Prof. Frank luennoi perjantaina 25.4. klo 14–16 (Publicum 4) aiheesta ”From Fichte’s ’Original Insight’ to a Moderate Defense of Self-Representationalism”
‘Self-representationalism’ is a relatively recently explored view on the nature of occurrent mental states which we are used to calling ‘conscious’. Some of its main representatives, Charles Siewert, Terence Horgan, Uriah Kriegel and Kenneth Williford have recently proved curious about classical phenomenology and even some achievements of the so called ‘Heidelberg School’. With some important differences of emphasis and interpretation, these authors think that (1) all consciousness is representational or intentional, and that representation or intentionality is, in general, the appropriate basic term for any philosophy of mind. Secondly, they maintain that (2) those and only those acts or experiences may pass for ‘conscious’ that, in addition to their intentional (or representational) object, co-represent themselves.
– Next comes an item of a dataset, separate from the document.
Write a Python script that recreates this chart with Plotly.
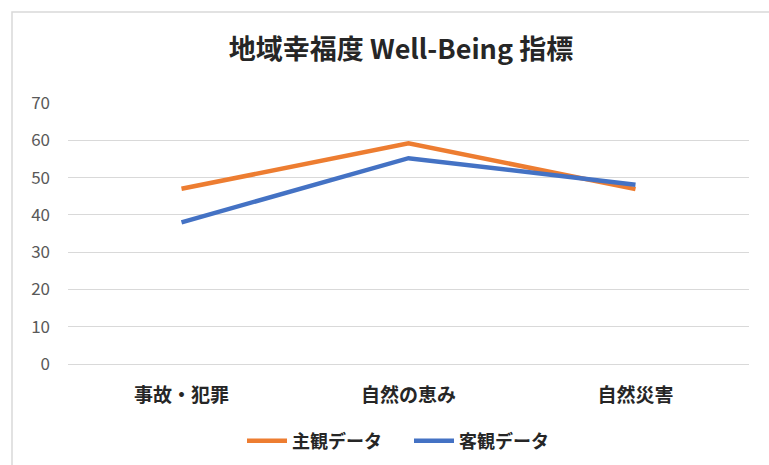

This co- (or peripheral) representation of the conscious episode itself does not, on this view, come about by a different, higher-order act or by an inner duplication (‘reflection’), but is, rather, thought to be ‘built-into’ the primitive experience itself (hence the appellation ‘Same-Order Theory’). This form of self-awareness is supposed to be ‘ubiquitous’, occurring wherever mental states occur as conscious events.
Self-representationalism thereby embraces a basic conviction of Fichte as it was presented in Henrich’s ground-breaking paper ‘Fichte’s Original Insight’ (in 1966). Differently than Fichte, self-representationalists keep sticking to ‘representation’ as the basic core concept in understanding the problem of self-awareness – and thereby adopt the erroneous ‘reflection model of self-consciousness’. This is what the lecture turns against, defending a ‘pre-reflective’ model of self-awareness. Constructing his argument on the thought of Michael Tye, Tyler Burge and Jean-Paul Sartre, a model is proposed in which the non-objectuality and transparency of self-awareness appears compatible with a concept of representation of outer reality.